WWW interface to geographic research data:

Urban sprawl, particularly in fast-growing cities in the developing world, will fundamentally affect future pathways of vehicle travel, air quality and greenhouse gas emissions. We have recently developed the first global time series of street-network sprawl — that is, sprawl as measured through the connectivity of the urban street network — calculated across countries, cities, and smaller geographies, and over time since 1975. The successful intern, with skills in programming, (including GNU/Linux, Python, and some web development, and possibly an interest in database-driven GIS) will help to build a public-facing interface for some of the large datasets we have generated. This will help to make our policy-relevant findings accessible to decision-making stakeholders, as well as to other research teams. Details of project subject to change.

Canadian urban sprawl:

One project will focus on the growth of new urban developments in North America. The form of these developments has major and long-term impacts on health, energy use, environment, equity, future lifestyles, and life quality.  Because of the pace of urbanization, worldwide, these investments may be one of the largest policy levers with respect to climate and health policies. A new global dataset housed at McGill quantifies the road network connectivity which underlies all urban form.  The successful intern will help to characterize the kinds of developments occuring in Canada (and possibly in other countries) according to complementary micro- or high-resolution data from Statistics Canada. The project may also involve detailed analysis of consumption, equity, and well-being outcomes in those Canadian data in order to inform policy and practice in zoning and legislation governing new neighbourhoods. The intern should be experienced with or keen about Geographic Information Systems, some econometric software, and the analysis of survey data.  For the micro-data, the intern will need to be eligible for security clearance from Statistics Canada (not usually difficult; citizenship not required). Details of project subject to change.

Subjective well-being:

One additional project to be determined in the Autumn, likely related to our groups work on the economics of happiness. Past interns have researched subjective wellbeing and health, happiness and urban form, and cross-national comparisons of life satisfaction, and other topics.

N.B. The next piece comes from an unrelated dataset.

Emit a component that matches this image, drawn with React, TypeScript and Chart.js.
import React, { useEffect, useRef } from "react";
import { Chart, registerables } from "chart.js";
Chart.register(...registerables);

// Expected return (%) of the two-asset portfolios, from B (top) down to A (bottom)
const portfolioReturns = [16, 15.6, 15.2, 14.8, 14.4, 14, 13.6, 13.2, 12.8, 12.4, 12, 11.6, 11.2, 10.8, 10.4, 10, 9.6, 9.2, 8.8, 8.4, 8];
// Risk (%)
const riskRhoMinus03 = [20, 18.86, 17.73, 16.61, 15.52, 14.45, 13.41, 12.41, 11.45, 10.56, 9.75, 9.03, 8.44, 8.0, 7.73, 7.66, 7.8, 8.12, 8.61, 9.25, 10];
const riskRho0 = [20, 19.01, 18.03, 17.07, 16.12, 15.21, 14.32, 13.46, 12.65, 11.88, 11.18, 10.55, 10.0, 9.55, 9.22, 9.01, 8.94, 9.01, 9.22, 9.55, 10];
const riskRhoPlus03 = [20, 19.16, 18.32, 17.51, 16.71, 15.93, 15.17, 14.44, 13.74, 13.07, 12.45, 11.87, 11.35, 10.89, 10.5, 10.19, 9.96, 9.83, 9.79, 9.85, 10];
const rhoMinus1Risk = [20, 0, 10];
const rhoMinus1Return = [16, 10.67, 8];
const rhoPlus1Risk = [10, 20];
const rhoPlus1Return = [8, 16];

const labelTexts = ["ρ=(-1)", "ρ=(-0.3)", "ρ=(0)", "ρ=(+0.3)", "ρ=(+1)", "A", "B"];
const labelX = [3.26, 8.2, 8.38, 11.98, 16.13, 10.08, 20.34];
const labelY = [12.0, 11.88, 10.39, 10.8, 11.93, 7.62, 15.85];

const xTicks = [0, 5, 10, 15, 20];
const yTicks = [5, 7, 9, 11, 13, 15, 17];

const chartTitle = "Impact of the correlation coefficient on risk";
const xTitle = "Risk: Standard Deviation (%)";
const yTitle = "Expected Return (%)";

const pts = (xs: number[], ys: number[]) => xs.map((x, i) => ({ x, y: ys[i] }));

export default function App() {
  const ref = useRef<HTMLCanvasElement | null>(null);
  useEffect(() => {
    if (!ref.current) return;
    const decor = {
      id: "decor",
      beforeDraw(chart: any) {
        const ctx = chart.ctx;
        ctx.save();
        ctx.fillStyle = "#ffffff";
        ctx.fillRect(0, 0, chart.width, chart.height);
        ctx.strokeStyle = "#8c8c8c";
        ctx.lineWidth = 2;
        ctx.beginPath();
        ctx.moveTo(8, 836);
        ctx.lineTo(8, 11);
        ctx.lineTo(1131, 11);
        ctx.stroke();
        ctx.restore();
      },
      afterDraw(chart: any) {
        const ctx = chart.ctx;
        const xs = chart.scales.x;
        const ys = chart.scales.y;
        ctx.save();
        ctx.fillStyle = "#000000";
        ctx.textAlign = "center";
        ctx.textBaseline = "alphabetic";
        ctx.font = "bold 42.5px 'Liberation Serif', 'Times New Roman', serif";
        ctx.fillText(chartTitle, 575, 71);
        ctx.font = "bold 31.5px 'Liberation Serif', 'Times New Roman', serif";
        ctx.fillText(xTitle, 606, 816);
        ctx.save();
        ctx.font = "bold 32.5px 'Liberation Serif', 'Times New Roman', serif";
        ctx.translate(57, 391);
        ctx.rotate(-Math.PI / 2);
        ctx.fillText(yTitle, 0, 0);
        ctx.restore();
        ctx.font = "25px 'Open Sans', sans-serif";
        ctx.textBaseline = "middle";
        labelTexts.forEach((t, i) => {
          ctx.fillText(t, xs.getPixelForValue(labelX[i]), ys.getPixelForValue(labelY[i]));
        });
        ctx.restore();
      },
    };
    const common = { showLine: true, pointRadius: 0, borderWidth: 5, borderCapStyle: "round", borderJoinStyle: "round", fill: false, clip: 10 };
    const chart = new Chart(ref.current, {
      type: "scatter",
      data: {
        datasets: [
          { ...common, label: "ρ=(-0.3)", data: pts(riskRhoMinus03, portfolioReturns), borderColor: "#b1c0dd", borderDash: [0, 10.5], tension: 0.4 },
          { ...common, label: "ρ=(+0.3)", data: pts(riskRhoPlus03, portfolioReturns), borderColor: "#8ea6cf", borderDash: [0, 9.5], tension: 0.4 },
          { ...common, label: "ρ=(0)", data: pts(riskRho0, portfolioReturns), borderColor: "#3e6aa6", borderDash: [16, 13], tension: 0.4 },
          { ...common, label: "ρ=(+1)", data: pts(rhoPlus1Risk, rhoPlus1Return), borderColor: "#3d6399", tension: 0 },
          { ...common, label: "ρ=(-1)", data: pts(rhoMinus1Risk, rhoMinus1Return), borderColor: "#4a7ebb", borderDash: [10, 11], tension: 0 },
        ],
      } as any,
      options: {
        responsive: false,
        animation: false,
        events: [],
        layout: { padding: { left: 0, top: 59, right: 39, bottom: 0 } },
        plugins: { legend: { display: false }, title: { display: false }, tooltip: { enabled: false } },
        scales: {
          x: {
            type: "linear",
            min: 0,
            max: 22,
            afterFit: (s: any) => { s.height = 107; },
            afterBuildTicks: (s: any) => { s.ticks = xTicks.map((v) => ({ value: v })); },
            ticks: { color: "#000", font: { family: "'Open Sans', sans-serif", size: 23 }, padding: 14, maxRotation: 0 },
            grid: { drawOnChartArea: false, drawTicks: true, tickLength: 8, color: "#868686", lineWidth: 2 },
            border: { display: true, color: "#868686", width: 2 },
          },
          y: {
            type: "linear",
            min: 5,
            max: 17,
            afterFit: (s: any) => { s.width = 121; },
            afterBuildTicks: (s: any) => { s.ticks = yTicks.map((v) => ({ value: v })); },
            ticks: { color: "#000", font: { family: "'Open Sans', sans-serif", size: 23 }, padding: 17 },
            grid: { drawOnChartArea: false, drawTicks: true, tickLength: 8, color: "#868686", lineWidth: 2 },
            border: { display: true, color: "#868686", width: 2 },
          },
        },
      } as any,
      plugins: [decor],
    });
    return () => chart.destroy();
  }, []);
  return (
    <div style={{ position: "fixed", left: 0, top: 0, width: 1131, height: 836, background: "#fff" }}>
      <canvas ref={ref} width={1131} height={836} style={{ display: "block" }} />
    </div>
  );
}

Health, health equity, and inequality in six global cities:

As part of an international collaboration involving six global cities (in Bangladesh, Canada, China, Ghana, Iran, and the UK), the successful intern will help to gather and bring together geographically-linked data on socioeconomic status, health, and associated variables from our partners. GIS experience is needed, along with an interest in health, economics, development, and/or epidemiology.

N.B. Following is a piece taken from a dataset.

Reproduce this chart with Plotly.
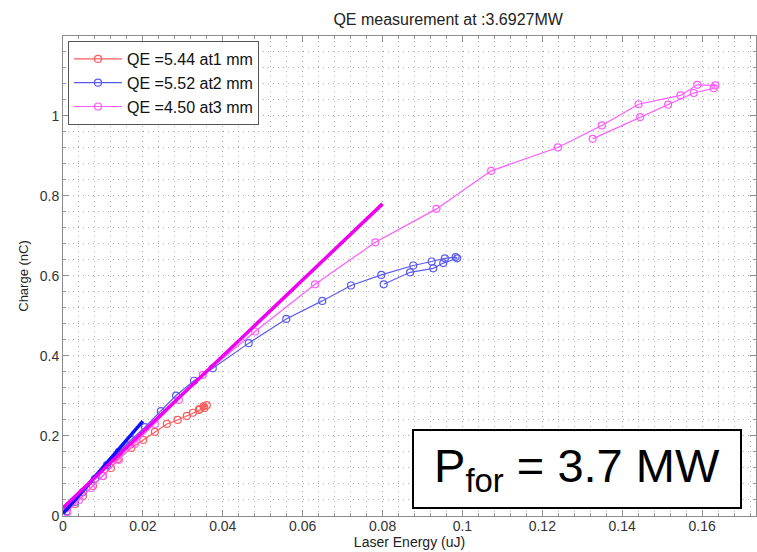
import plotly.graph_objects as go

# ---- data ----
red_x = [0.001, 0.003, 0.005, 0.0075, 0.0100, 0.0120, 0.0137, 0.0171, 0.0201, 0.0230, 0.0260, 0.0287,
         0.0310, 0.0325, 0.0340, 0.0354, 0.0360, 0.0352, 0.0343]
red_y = [0.010, 0.030, 0.050, 0.075, 0.100, 0.120, 0.1425, 0.170, 0.190, 0.210, 0.230, 0.240,
         0.250, 0.258, 0.265, 0.270, 0.277, 0.274, 0.268]

blue_x = [0.001, 0.003, 0.005, 0.008, 0.011, 0.014, 0.017, 0.0205, 0.0245, 0.0283, 0.0328, 0.0375,
          0.0465, 0.0559, 0.0649, 0.0721, 0.0797, 0.0877, 0.0923, 0.0956, 0.0983,
          0.0987, 0.0952, 0.0927, 0.0869, 0.0803]
blue_y = [0.012, 0.035, 0.060, 0.093, 0.127, 0.160, 0.190, 0.222, 0.262, 0.301, 0.338, 0.369,
          0.432, 0.4925, 0.5375, 0.576, 0.6025, 0.626, 0.636, 0.644, 0.647,
          0.644, 0.632, 0.619, 0.609, 0.579]

mag_x = [0.001, 0.004, 0.007, 0.010, 0.014, 0.018, 0.023, 0.029, 0.035, 0.0481, 0.0631, 0.0782,
         0.0935, 0.1072, 0.1239, 0.1349, 0.1441, 0.1546, 0.1588, 0.1633,
         0.1629, 0.1579, 0.1515, 0.1445, 0.1326]
mag_y = [0.010, 0.040, 0.070, 0.100, 0.140, 0.180, 0.230, 0.290, 0.3525, 0.461, 0.579, 0.684,
         0.7675, 0.8625, 0.921, 0.976, 1.029, 1.051, 1.0775, 1.076,
         1.069, 1.057, 1.028, 0.997, 0.9425]

blue_fit_x = [0.0, 0.020]
blue_fit_y = [0.006, 0.237]
mag_fit_x = [0.0, 0.080]
mag_fit_y = [0.020, 0.780]

names = ["QE =5.44 at1 mm", "QE =5.52 at2 mm", "QE =4.50 at3 mm"]

FONT = "Arial, Liberation Sans, sans-serif"
TXT = "#222222"

fig = go.Figure()
for xs, ys, nm, col in [(red_x, red_y, names[0], "#ff5a5a"),
                         (blue_x, blue_y, names[1], "#5a5af0"),
                         (mag_x, mag_y, names[2], "#ff5aff")]:
    fig.add_trace(go.Scatter(x=xs, y=ys, name=nm, mode="lines+markers",
                             line=dict(color=col, width=1.2),
                             marker=dict(symbol="circle-open", size=7, color=col, line=dict(width=1.2))))

fig.add_trace(go.Scatter(x=blue_fit_x, y=blue_fit_y, mode="lines", showlegend=False,
                         line=dict(color="#1010ff", width=3.5)))
fig.add_trace(go.Scatter(x=mag_fit_x, y=mag_fit_y, mode="lines", showlegend=False,
                         line=dict(color="#f000f0", width=3.5)))

axis_common = dict(showline=True, linecolor="#8c8c8c", linewidth=1, mirror="ticks",
                   ticks="inside", ticklen=6, tickcolor="#8c8c8c",
                   showgrid=True, gridcolor="#a8a8a8", griddash="1px,4px", gridwidth=1,
                   zeroline=False, automargin=False)

fig.update_xaxes(range=[0, 0.1735], dtick=0.02, tick0=0,
                 tickfont=dict(family=FONT, size=14, color="#333333"), ticklabelstandoff=-3,
                 title=dict(text="Laser Energy (uJ)", font=dict(family=FONT, size=14, color=TXT), standoff=0),
                 minor=dict(dtick=0.004, showgrid=True, gridcolor="#b4b4b4", griddash="1px,4px",
                            ticks="inside", ticklen=3, tickcolor="#9a9a9a"),
                 **axis_common)
fig.update_yaxes(range=[0, 1.1995], dtick=0.2, tick0=0,
                 tickfont=dict(family=FONT, size=14, color="#333333"),
                 title=dict(text="Charge (nC)", font=dict(family=FONT, size=13, color=TXT), standoff=8),
                 minor=dict(dtick=0.04, showgrid=True, gridcolor="#b4b4b4", griddash="1px,4px",
                            ticks="inside", ticklen=3, tickcolor="#9a9a9a"),
                 **axis_common)

fig.add_annotation(xref="paper", yref="paper", x=0.742, y=0.0977, xanchor="center", yanchor="middle",
                   text="P<sub>for</sub> = 3.7 MW", showarrow=False,
                   font=dict(family=FONT, size=47, color="black"),
                   bgcolor="white", bordercolor="black", borderwidth=2,
                   width=326, height=76, borderpad=0)

fig.update_layout(
    width=757, height=552,
    margin=dict(l=63, r=1, t=36, b=36),
    paper_bgcolor="white", plot_bgcolor="white",
    title=dict(text="QE measurement at :3.6927MW", x=0.592, xanchor="center", y=0.9656, yanchor="middle",
               font=dict(family=FONT, size=16, color=TXT)),
    legend=dict(x=0.0072, y=0.9896, xanchor="left", yanchor="top",
                bgcolor="white", bordercolor="#555555", borderwidth=1,
                font=dict(family=FONT, size=16, color="#111111"),
                tracegroupgap=0, itemwidth=48),
    showlegend=True,
)

fig.write_html("out.html")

Prof. Daniel Weinstock and Anna-Liisa Aunio:

The intern will work alongside Anna-Liisa Aunio and the Dawson Food Justice & Sustainability Research Project on assessing in assessing food programs in Montreal that are aimed at children and youth from 0-17 years old. Research goals include (1) understanding the jurisdiction and governance of youth-based food programs and (2) proposing geographic parameters for an effective rollout of municipal youth-based food programs based on local capacities.